The university has hired six certified Life Design coaches. He said that there are only seven such coaches in Ohio, and BGSU has six of them.
They will teach introductory courses for first year students and have ongoing advising relationships with students. Each will initially advise 150 students, and that’s expected to grow.
They will also develop workshops in design thinking for other students.
Castellano said that some students “are realizing in high school they can learn online.” BGSU has to be ready to offer them quality BGSU courses in that format.
McCary and Whitehead also discussed efforts to create a single course aimed at teaching cultural competence.
The course content, McCary said, would be tailored to provide students what they need to know to be culturally competent. “We’re in process right now of defining cultural competence and what definition makes sense for us, and then looking at how do we talk about some of the real pressing issues in our nation and in our world within a classroom setting that makes sense to all our students.”
Whitehead said those issues now are spread out in various offerings through BG Perspectives. Though those courses may touch on different aspects, a student could still get through without learning all aspects of cultural competence. That, Whitehouse said, includes a grounding in democracy.
The one required course would address this.
The other courses would continue to be offered.
Rogers noted the BGSU was one of the first institutions in Ohio to have a requirement, and this marks a further development along those lines.
McCary also discussed the recent virtual Day of Dialogue, which attracted about 8,500 participants between Facebook Live and YouTube. The event gave the community a chance to address issues of racial justice that have roiled the nation in the past six months.

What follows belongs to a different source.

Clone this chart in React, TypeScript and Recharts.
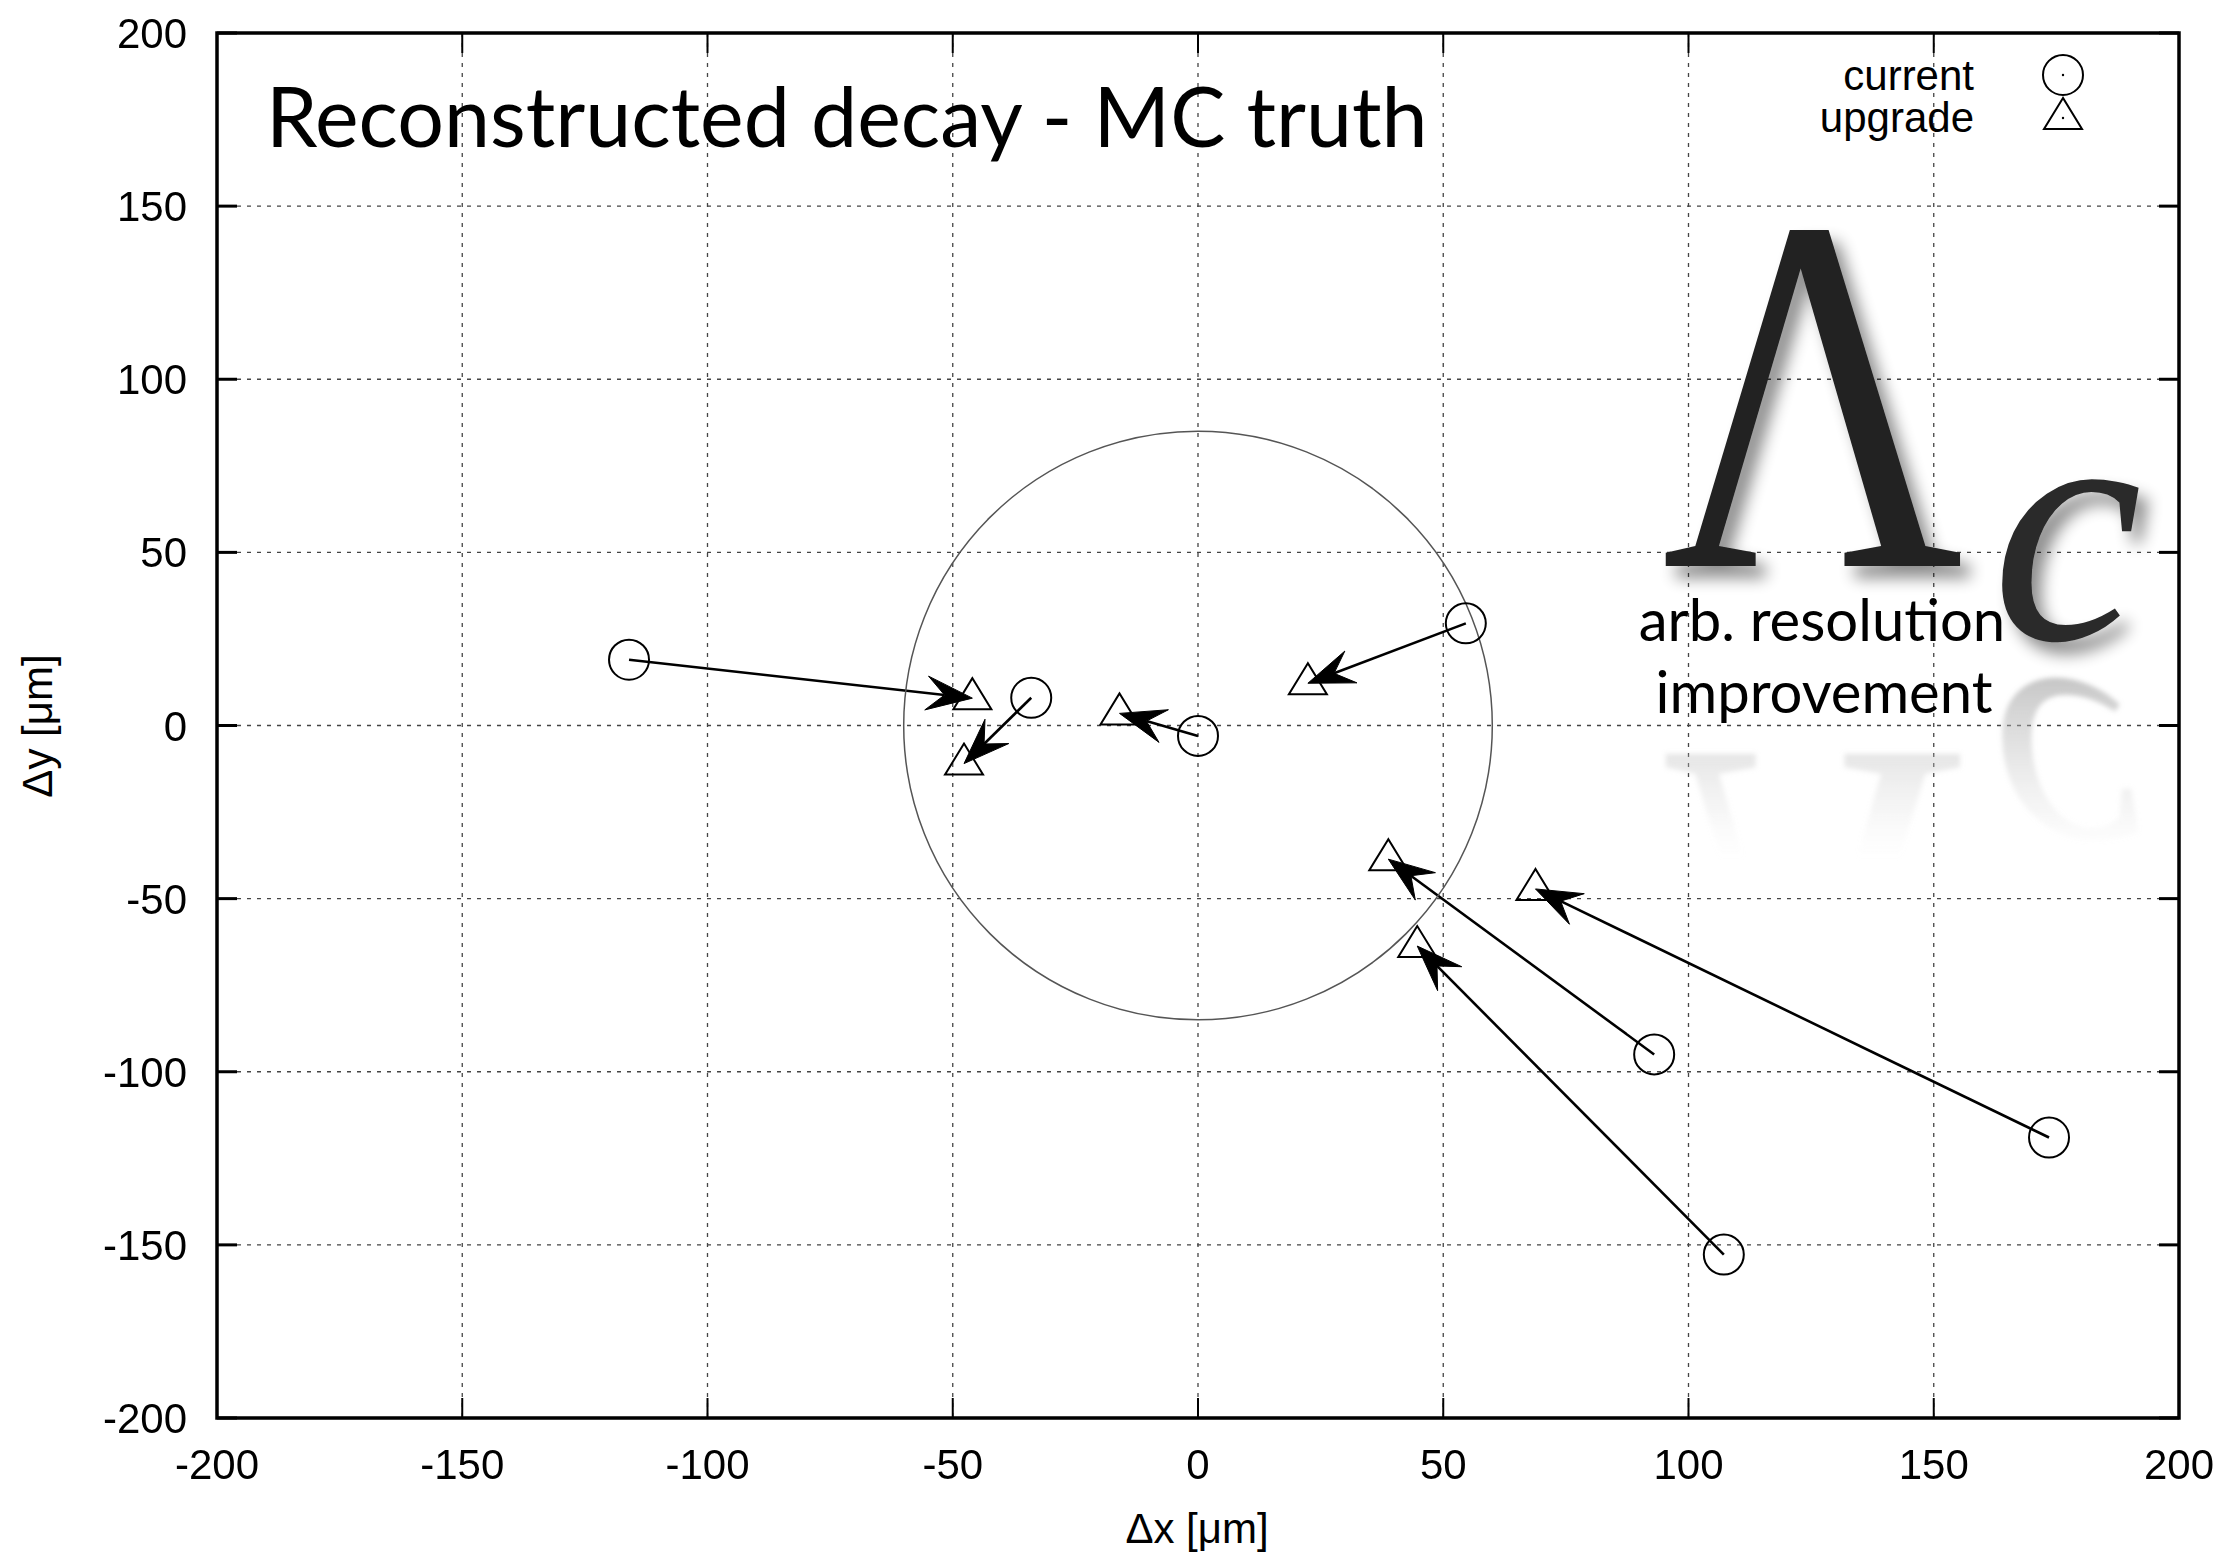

The presentations were varied including a session on civic engagement, a session on what resources are in the library’s archives, a conversation between Rogers and Whitehead, and a keynote speech by McKinley Melton that used poetry to drive home the point that “it’s our business to bring about change.”
Betty Montgomery, who chairs the trustees, said she was “blown away by the participation” She continued: “It sounds like you are helping coping in a very difficult time for the minority community, for all of us.” She encouraged McCary to hold another.
Later in the meeting, Pam Conlin, vice president for University Advancement, said that through trustee Ava Harter, BGSU is finalizing an agreement with Owens-Corning and for “a significant seven figure gift” to support scholarships for underrepresented populations in the School of the Built Environment.
Harter, senior vice president, general counsel and secretary at Owens-Corning, said that the company is committed to efforts to address social and racial inequities especially in the areas of affordable housing, education, and developing talent. “There’s no better partner than Bowling Green State University in Northwest Ohio.”